Hani o balıkçılla yarışan çaylağa
Kırpışan gözleriyle bakan gemici
Gibi
Baksın o da görmeden
Ne çıkar ustaymış, erginmiş uzağı görmekte gözleri.
Tanrım size bir salıncak!
Şiirin Tahlîli
Edip Cansever’in Salıncak şiiri, soyut imgelerle dolu, varoluşsal sorgulamalarla yüklü bir metin olarak dikkat çeker. Şiiri anlamlandırmak için, onun atmosferini, dilini ve ele aldığı temaları irdelemek gerekir.
1. Şiirin Genel Yapısı
Şiir dört bölümden oluşur ve her bölüm, bir içsel yolculuğu, farklı bir varoluş aşamasını temsil eder gibi görünür. Mekân tasvirleri, sıradan nesneler ve imgelerle örülü olsa da, bu nesneler birer anlam katmanına dönüşerek okuyucuyu metafizik bir sorgulamanın içine çeker. Her bölümde tekrarlanan “Tanrım ona bir salıncak!” ifadesi, hareket, denge ve özgürlük arzusunu ifade eder.
2. Mekân ve Nesneler
Şiirin başlangıcı bir odanın tasviriyle yapılır. Bu oda, insan zihnini veya varoluşu temsil eden bir alan gibidir:
- Masa, pencere, kapı gibi sıradan nesneler, somut bir mekâna işaret ederken, bu nesnelerin "yerinden edilmesi", varoluşun sabitlikten uzak ve değişken yapısını ima eder.
- Camdan yunus balığı, heykel gibi nesneler, hayal gücünün ürünü olabilecek, maddi dünyanın ötesine geçmeye çalışan unsurlar olarak düşünülebilir.
Şiirde mekânın ve nesnelerin fiziksel gerçeklikten kopuk bir biçimde tanımlanması, okuyucuyu zaman ve mekân algısını sorgulamaya yönlendirir. Zaman ve mekân, hem var olan hem de belirsiz olan bir formda sunulur.
3. Zaman Algısı
Şiirde zaman, hem sürekli hem de kesintili bir döngü olarak ele alınır. Özellikle "Salı" günü üzerine yapılan vurgu, zamanın sıradanlığına ve yerinden edilmişliğine dikkat çeker.
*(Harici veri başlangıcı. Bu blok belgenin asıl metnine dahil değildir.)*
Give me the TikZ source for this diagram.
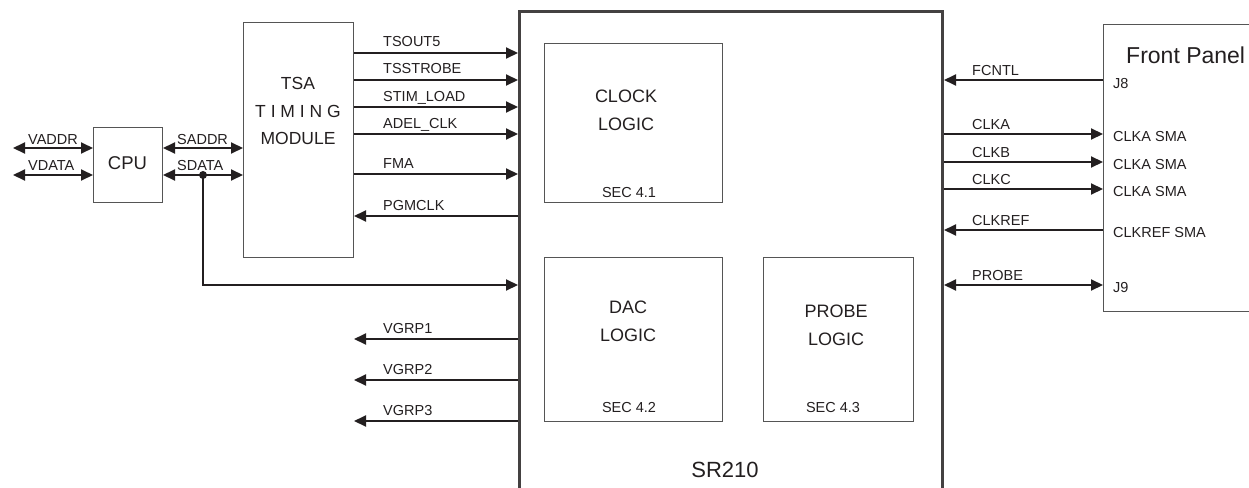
\documentclass[tikz,border=0pt]{standalone}
\usepackage{fontspec}
\setmainfont{Liberation Sans}
\usetikzlibrary{arrows.meta}
\definecolor{ink}{HTML}{231F20}
\definecolor{boxline}{HTML}{555555}
\begin{document}
\begin{tikzpicture}[x=1pt,y=-1pt,
  box/.style={draw=boxline,line width=1pt,inner sep=0pt,anchor=north west},
  sig/.style={draw=ink,line width=2pt,-{Triangle[length=12pt,width=11pt]}},
  sigl/.style={draw=ink,line width=2pt,{Triangle[length=12pt,width=11pt]}-},
  bsig/.style={draw=ink,line width=2pt,{Triangle[length=12pt,width=11pt]}-{Triangle[length=12pt,width=11pt]}},
  lab/.style={font=\fontsize{14.5}{16}\selectfont,text=ink,inner sep=0pt,anchor=base west},
  mid/.style={font=\fontsize{18}{28}\selectfont,text=ink,inner sep=0pt,align=center},
  sec/.style={font=\fontsize{14.5}{16}\selectfont,text=ink,inner sep=0pt,anchor=base}]
\useasboundingbox (0,0) rectangle (1249,487);
\clip (0,0) rectangle (1249,487);
% boxes
\node[box,minimum width=69pt,minimum height=75pt] (cpu) at (93,127) {};
\node[box,minimum width=110pt,minimum height=235pt] (tsa) at (243,22) {};
\node[draw=ink!85,line width=3pt,inner sep=0pt,anchor=north west,minimum width=423pt,minimum height=490pt] (sr) at (518,10) {};
\node[box,minimum width=178pt,minimum height=159pt] (clk) at (544,43) {};
\node[box,minimum width=178pt,minimum height=164pt] (dac) at (544,257) {};
\node[box,minimum width=150pt,minimum height=164pt] (prb) at (763,257) {};
\coordinate (fp) at (1103,25);
\draw[boxline,line width=1pt] (1260,25) -- (fp) -- (1103,311) -- (1260,311);
% box texts
\node[mid,font=\fontsize{18.5}{28}\selectfont] (cputxt) at (127.5,163) {CPU};
\node[mid,font=\fontsize{17.5}{27.5}\selectfont] (tsatxt) at (298,111) {TSA\\T I M I N G\\MODULE};
\node[mid] (clktxt) at (626,110) {CLOCK\\LOGIC};
\node[sec] (sec1) at (629,197) {SEC 4.1};
\node[mid] (dactxt) at (628,321) {DAC\\LOGIC};
\node[sec] (sec2) at (629,412) {SEC 4.2};
\node[mid] (prbtxt) at (836,325) {PROBE\\LOGIC};
\node[sec] (sec3) at (833,412) {SEC 4.3};
\node[mid,font=\fontsize{22}{26}\selectfont] (srtxt) at (725,470) {SR210};
\node[mid,font=\fontsize{23}{26}\selectfont,anchor=west] (fptxt) at (1126,55) {Front Panel};
% CPU left buses
\coordinate (vl1) at (13,148);
\coordinate (vl2) at (13,175);
\draw[bsig] (vl1) -- (cpu.west |- vl1);
\draw[bsig] (vl2) -- (cpu.west |- vl2);
\node[lab] (vaddr) at (28,144) {VADDR};
\node[lab] (vdata) at (28,170) {VDATA};
% CPU right buses
\draw[bsig] (cpu.east |- vl1) -- (tsa.west |- vl1);
\draw[bsig] (cpu.east |- vl2) -- (tsa.west |- vl2);
\node[lab] (saddr) at (177,144) {SADDR};
\node[lab] (sdata) at (177,170) {SDATA};
\coordinate (dot) at (203,175);
\coordinate (corner) at (203,285);
\fill[ink] (dot) circle (4pt);
\draw[sig] (dot) -- (corner) -- (sr.west |- corner);
% TSA -> SR210
\foreach \y/\t/\n in {53/TSOUT5/a,80/TSSTROBE/b,107/STIM\_LOAD/c,134/ADEL\_CLK/d,174/FMA/e}{
  \draw[sig] (tsa.east |- 0,\y) -- (sr.west |- 0,\y);
  \node[lab] (l\n) at (383,\y-6) {\t};
}
\draw[sigl] (tsa.east |- 0,216) -- (sr.west |- 0,216);
\node[lab] (lf) at (383,210) {PGMCLK};
% VGRP outputs
\foreach \y/\t/\n in {339/VGRP1/a,380/VGRP2/b,421/VGRP3/c}{
  \coordinate (v\n) at (354,\y);
  \draw[sigl] (v\n) -- (sr.west |- v\n);
  \node[lab] (vg\n) at (383,\y-6) {\t};
}
% right side
\draw[sigl] (sr.east |- 0,80) -- (fp |- 0,80);
\node[lab] (fcntl) at (972,75) {FCNTL};
\node[lab] (j8) at (1113,88) {J8};
\foreach \y/\t/\n in {134/CLKA/a,162/CLKB/b,189/CLKC/c}{
  \draw[sig] (sr.east |- 0,\y) -- (fp |- 0,\y);
  \node[lab] (c\n) at (972,\y-5) {\t};
  \node[lab] (s\n) at (1113,\y+7) {CLKA SMA};
}
\draw[sigl] (sr.east |- 0,230) -- (fp |- 0,230);
\node[lab] (clkref) at (972,225) {CLKREF};
\node[lab] (sref) at (1113,237) {CLKREF SMA};
\draw[bsig] (sr.east |- 0,285) -- (fp |- 0,285);
\node[lab] (probe) at (972,280) {PROBE};
\node[lab] (j9) at (1113,292) {J9};
\end{tikzpicture}
\end{document}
Bu durum, zamanın mutlak bir gerçeklik değil, insan algısına bağlı bir kavram olduğu fikrine kapı aralar:
- "Bir çıkrık bir zaman dışını kolaçan eder" ifadesi, zamanın döngüsel doğasına gönderme yaparken, onun ötesinde bir gerçekliğin varlığına işaret eder.
4. Kadın Figürü
Şiirin merkezinde yer alan "kadın", bir bireyden çok, varoluşsal bir simge olarak görülür:
- Kadın, hareket etmek, solumak, yer değiştirmek ister ancak engellerle karşılaşır. Bu durum, insanın özgürlük arayışındaki sınırlamalarını ve varoluşun kaçınılmaz kısıtlarını yansıtır.
- Kadının "bir aralık gibi durması", onun dünyanın tam anlamıyla bir parçası olmaktan ziyade, dünya ile ötesi arasında bir köprü, bir geçiş noktasını temsil ettiğini düşündürür.
Kadının sürekli bir salıncakla ilişkilendirilmesi, durağanlık ve hareket arasındaki ikilemi ifade eder. Salıncak, bir tür özgürleşme arzusunu ve varoluşun yükünden kurtulma isteğini simgeler.
5. Salıncak ve Varoluşsal Çatışma
Salıncak, şiirin en güçlü metaforlarından biridir:
- Salıncağın ileri-geri hareketi, insanın geçmiş ve gelecek arasında gidip gelen varoluşsal deneyimini temsil eder.
- Şairin, "taş kesilmemek için taş" ve "unutmak" ifadeleriyle dile getirdiği istek, hareketin yokluğunun insanı nasıl bir donukluğa ve anlamsızlığa sürükleyebileceğini ima eder.
Salıncak aynı zamanda, evrendeki uyum arayışını ve insanın boşlukta denge kurma çabasını ifade eder.
6. Şiirin Temaları
- Varoluşsal Sorgulama: Şiir boyunca insanın dünyadaki yeri, zamanın akışı ve yaşamın anlamı üzerine yoğun bir sorgulama yapılır.
- Hareket ve Denge: Salıncak metaforu üzerinden, durağanlık ve hareket arasındaki gerilim işlenir.
- Belirsizlik ve Arayış: Şiir boyunca hiçbir şey tam anlamıyla yerli yerinde değildir; bu durum, insanın sürekli bir arayış içinde olduğunu ima eder.
7. Duygusal ve Felsefi Ton
Şiirin dili, hem duygusal hem de felsefi bir ton taşır. Gündelik hayatın sıradan unsurlarından yola çıkılarak, insanın evrendeki varlığına dair derin bir sorgulama yapılır. Bu sorgulama, kimi zaman karamsar bir tavır alsa da, salıncağın temsil ettiği umutla dengelenir.
Sonuç
Edip Cansever’in Salıncak şiiri, insanın varoluşsal deneyimini soyut imgelerle ve metaforlarla zenginleştirerek anlatır. Salıncak metaforu, hem hareketin hem de duraksamanın iç içe geçtiği bir varoluş durumunu ifade eder. Şiir, okuyucuyu sadece duygusal bir deneyime değil, aynı zamanda felsefi bir düşünceye davet eder. Bu yüzden Salıncak, Cansever’in şiirsel evreninin hem karmaşıklığını hem de derinliğini gözler önüne seren önemli bir eser olarak değerlendirilebilir.